> **Exercise**
Omit all images. Transcribe the rest of the material below exactly.
** BEGIN Dataset excerpt **
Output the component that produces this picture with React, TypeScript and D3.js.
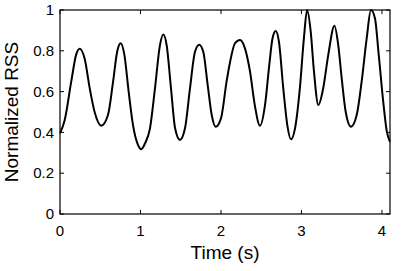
import React, { useRef, useEffect } from "react";
import * as d3 from "d3";

// time (s) and normalized RSS
const timeSec = [
  0, 0.058, 0.14, 0.2, 0.245, 0.307, 0.37, 0.43, 0.513, 0.596, 0.66, 0.71, 0.754, 0.8, 0.853, 0.907, 0.97, 1.01,
  1.056, 1.118, 1.18, 1.242, 1.283, 1.325, 1.379, 1.43, 1.49, 1.553, 1.615, 1.677, 1.73, 1.78, 1.835, 1.885, 1.934,
  2.0, 2.07, 2.11, 2.174, 2.236, 2.298, 2.36, 2.42, 2.484, 2.547, 2.6, 2.64, 2.68, 2.72, 2.774, 2.824, 2.87,
  2.92, 2.98, 3.03, 3.07, 3.115, 3.155, 3.21, 3.27, 3.333, 3.41, 3.457, 3.5, 3.55, 3.615, 3.686, 3.748, 3.81,
  3.863, 3.913, 3.96, 4.016, 4.058, 4.1,
];
const rss = [
  0.396, 0.46, 0.65, 0.78, 0.81, 0.76, 0.615, 0.5, 0.433, 0.485, 0.65, 0.795, 0.837, 0.78, 0.6, 0.436, 0.338, 0.318,
  0.346, 0.42, 0.616, 0.828, 0.88, 0.828, 0.616, 0.42, 0.363, 0.42, 0.616, 0.795, 0.83, 0.795, 0.632, 0.485, 0.428,
  0.469, 0.65, 0.739, 0.837, 0.853, 0.812, 0.7, 0.534, 0.433, 0.534, 0.73, 0.86, 0.897, 0.845, 0.616, 0.436, 0.366,
  0.42, 0.616, 0.86, 1.0, 0.894, 0.7, 0.534, 0.616, 0.78, 0.923, 0.828, 0.665, 0.5, 0.428, 0.485, 0.65, 0.86,
  1.0, 0.96, 0.78, 0.55, 0.41, 0.354,
];
const xTicks = [0, 1, 2, 3, 4];
const yTicks = [0, 0.2, 0.4, 0.6, 0.8, 1];

const W = 407;
const H = 271;
const margin = { top: 10, right: 17, bottom: 57, left: 60 };

export default function App() {
  const svgRef = useRef<SVGSVGElement>(null);

  useEffect(() => {
    const svg = d3.select(svgRef.current);
    svg.selectAll("*").remove();
    const iw = W - margin.left - margin.right;
    const ih = H - margin.top - margin.bottom;

    const x = d3.scaleLinear().domain([0, 4.1]).range([0, iw]);
    const y = d3.scaleLinear().domain([0, 1]).range([ih, 0]);

    const g = svg.append("g").attr("transform", `translate(${margin.left},${margin.top})`);
    const font = "'Liberation Sans', Arial, sans-serif";

    // inward ticks on all four sides, MATLAB style
    const tickLen = 4;
    xTicks.forEach((t) => {
      g.append("line").attr("x1", x(t)).attr("x2", x(t)).attr("y1", ih).attr("y2", ih - tickLen).attr("stroke", "#000");
      g.append("line").attr("x1", x(t)).attr("x2", x(t)).attr("y1", 0).attr("y2", tickLen).attr("stroke", "#000");
      g.append("text")
        .attr("x", x(t))
        .attr("y", ih + 22)
        .attr("text-anchor", "middle")
        .attr("font-family", font)
        .attr("font-size", 15)
        .text(String(t));
    });
    yTicks.forEach((t) => {
      g.append("line").attr("x1", 0).attr("x2", tickLen).attr("y1", y(t)).attr("y2", y(t)).attr("stroke", "#000");
      g.append("line").attr("x1", iw).attr("x2", iw - tickLen).attr("y1", y(t)).attr("y2", y(t)).attr("stroke", "#000");
      g.append("text")
        .attr("x", -6)
        .attr("y", y(t))
        .attr("dy", "0.35em")
        .attr("text-anchor", "end")
        .attr("font-family", font)
        .attr("font-size", 15)
        .text(String(t));
    });

    const line = d3
      .line<number>()
      .x((_, i) => x(timeSec[i]))
      .y((d) => y(d))
      .curve(d3.curveMonotoneX);

    g.append("path")
      .datum(rss)
      .attr("d", line)
      .attr("fill", "none")
      .attr("stroke", "#000")
      .attr("stroke-width", 2)
      .attr("stroke-linejoin", "round");

    g.append("rect")
      .attr("x", 0)
      .attr("y", 0)
      .attr("width", iw)
      .attr("height", ih)
      .attr("fill", "none")
      .attr("stroke", "#000")
      .attr("stroke-width", 1.2);

    svg.append("text")
      .attr("x", margin.left + iw / 2)
      .attr("y", 259)
      .attr("text-anchor", "middle")
      .attr("font-family", font)
      .attr("font-size", 19)
      .text("Time (s)");

    svg.append("text")
      .attr("transform", `translate(18,${margin.top + ih / 2}) rotate(-90)`)
      .attr("text-anchor", "middle")
      .attr("font-family", font)
      .attr("font-size", 19)
      .text("Normalized RSS");
  }, []);

  return (
    <svg
      ref={svgRef}
      width={W}
      height={H}
      style={{ position: "absolute", left: 0, top: 0, background: "#fff" }}
    />
  );
}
** END Dataset excerpt **
> **Task output**
Output the component that produces this picture with React, TypeScript and D3.js.
import React, { useRef, useEffect } from "react";
import * as d3 from "d3";

// time (s) and normalized RSS
const timeSec = [
  0, 0.058, 0.14, 0.2, 0.245, 0.307, 0.37, 0.43, 0.513, 0.596, 0.66, 0.71, 0.754, 0.8, 0.853, 0.907, 0.97, 1.01,
  1.056, 1.118, 1.18, 1.242, 1.283, 1.325, 1.379, 1.43, 1.49, 1.553, 1.615, 1.677, 1.73, 1.78, 1.835, 1.885, 1.934,
  2.0, 2.07, 2.11, 2.174, 2.236, 2.298, 2.36, 2.42, 2.484, 2.547, 2.6, 2.64, 2.68, 2.72, 2.774, 2.824, 2.87,
  2.92, 2.98, 3.03, 3.07, 3.115, 3.155, 3.21, 3.27, 3.333, 3.41, 3.457, 3.5, 3.55, 3.615, 3.686, 3.748, 3.81,
  3.863, 3.913, 3.96, 4.016, 4.058, 4.1,
];
const rss = [
  0.396, 0.46, 0.65, 0.78, 0.81, 0.76, 0.615, 0.5, 0.433, 0.485, 0.65, 0.795, 0.837, 0.78, 0.6, 0.436, 0.338, 0.318,
  0.346, 0.42, 0.616, 0.828, 0.88, 0.828, 0.616, 0.42, 0.363, 0.42, 0.616, 0.795, 0.83, 0.795, 0.632, 0.485, 0.428,
  0.469, 0.65, 0.739, 0.837, 0.853, 0.812, 0.7, 0.534, 0.433, 0.534, 0.73, 0.86, 0.897, 0.845, 0.616, 0.436, 0.366,
  0.42, 0.616, 0.86, 1.0, 0.894, 0.7, 0.534, 0.616, 0.78, 0.923, 0.828, 0.665, 0.5, 0.428, 0.485, 0.65, 0.86,
  1.0, 0.96, 0.78, 0.55, 0.41, 0.354,
];
const xTicks = [0, 1, 2, 3, 4];
const yTicks = [0, 0.2, 0.4, 0.6, 0.8, 1];

const W = 407;
const H = 271;
const margin = { top: 10, right: 17, bottom: 57, left: 60 };

export default function App() {
  const svgRef = useRef<SVGSVGElement>(null);

  useEffect(() => {
    const svg = d3.select(svgRef.current);
    svg.selectAll("*").remove();
    const iw = W - margin.left - margin.right;
    const ih = H - margin.top - margin.bottom;

    const x = d3.scaleLinear().domain([0, 4.1]).range([0, iw]);
    const y = d3.scaleLinear().domain([0, 1]).range([ih, 0]);

    const g = svg.append("g").attr("transform", `translate(${margin.left},${margin.top})`);
    const font = "'Liberation Sans', Arial, sans-serif";

    // inward ticks on all four sides, MATLAB style
    const tickLen = 4;
    xTicks.forEach((t) => {
      g.append("line").attr("x1", x(t)).attr("x2", x(t)).attr("y1", ih).attr("y2", ih - tickLen).attr("stroke", "#000");
      g.append("line").attr("x1", x(t)).attr("x2", x(t)).attr("y1", 0).attr("y2", tickLen).attr("stroke", "#000");
      g.append("text")
        .attr("x", x(t))
        .attr("y", ih + 22)
        .attr("text-anchor", "middle")
        .attr("font-family", font)
        .attr("font-size", 15)
        .text(String(t));
    });
    yTicks.forEach((t) => {
      g.append("line").attr("x1", 0).attr("x2", tickLen).attr("y1", y(t)).attr("y2", y(t)).attr("stroke", "#000");
      g.append("line").attr("x1", iw).attr("x2", iw - tickLen).attr("y1", y(t)).attr("y2", y(t)).attr("stroke", "#000");
      g.append("text")
        .attr("x", -6)
        .attr("y", y(t))
        .attr("dy", "0.35em")
        .attr("text-anchor", "end")
        .attr("font-family", font)
        .attr("font-size", 15)
        .text(String(t));
    });

    const line = d3
      .line<number>()
      .x((_, i) => x(timeSec[i]))
      .y((d) => y(d))
      .curve(d3.curveMonotoneX);

    g.append("path")
      .datum(rss)
      .attr("d", line)
      .attr("fill", "none")
      .attr("stroke", "#000")
      .attr("stroke-width", 2)
      .attr("stroke-linejoin", "round");

    g.append("rect")
      .attr("x", 0)
      .attr("y", 0)
      .attr("width", iw)
      .attr("height", ih)
      .attr("fill", "none")
      .attr("stroke", "#000")
      .attr("stroke-width", 1.2);

    svg.append("text")
      .attr("x", margin.left + iw / 2)
      .attr("y", 259)
      .attr("text-anchor", "middle")
      .attr("font-family", font)
      .attr("font-size", 19)
      .text("Time (s)");

    svg.append("text")
      .attr("transform", `translate(18,${margin.top + ih / 2}) rotate(-90)`)
      .attr("text-anchor", "middle")
      .attr("font-family", font)
      .attr("font-size", 19)
      .text("Normalized RSS");
  }, []);

  return (
    <svg
      ref={svgRef}
      width={W}
      height={H}
      style={{ position: "absolute", left: 0, top: 0, background: "#fff" }}
    />
  );
}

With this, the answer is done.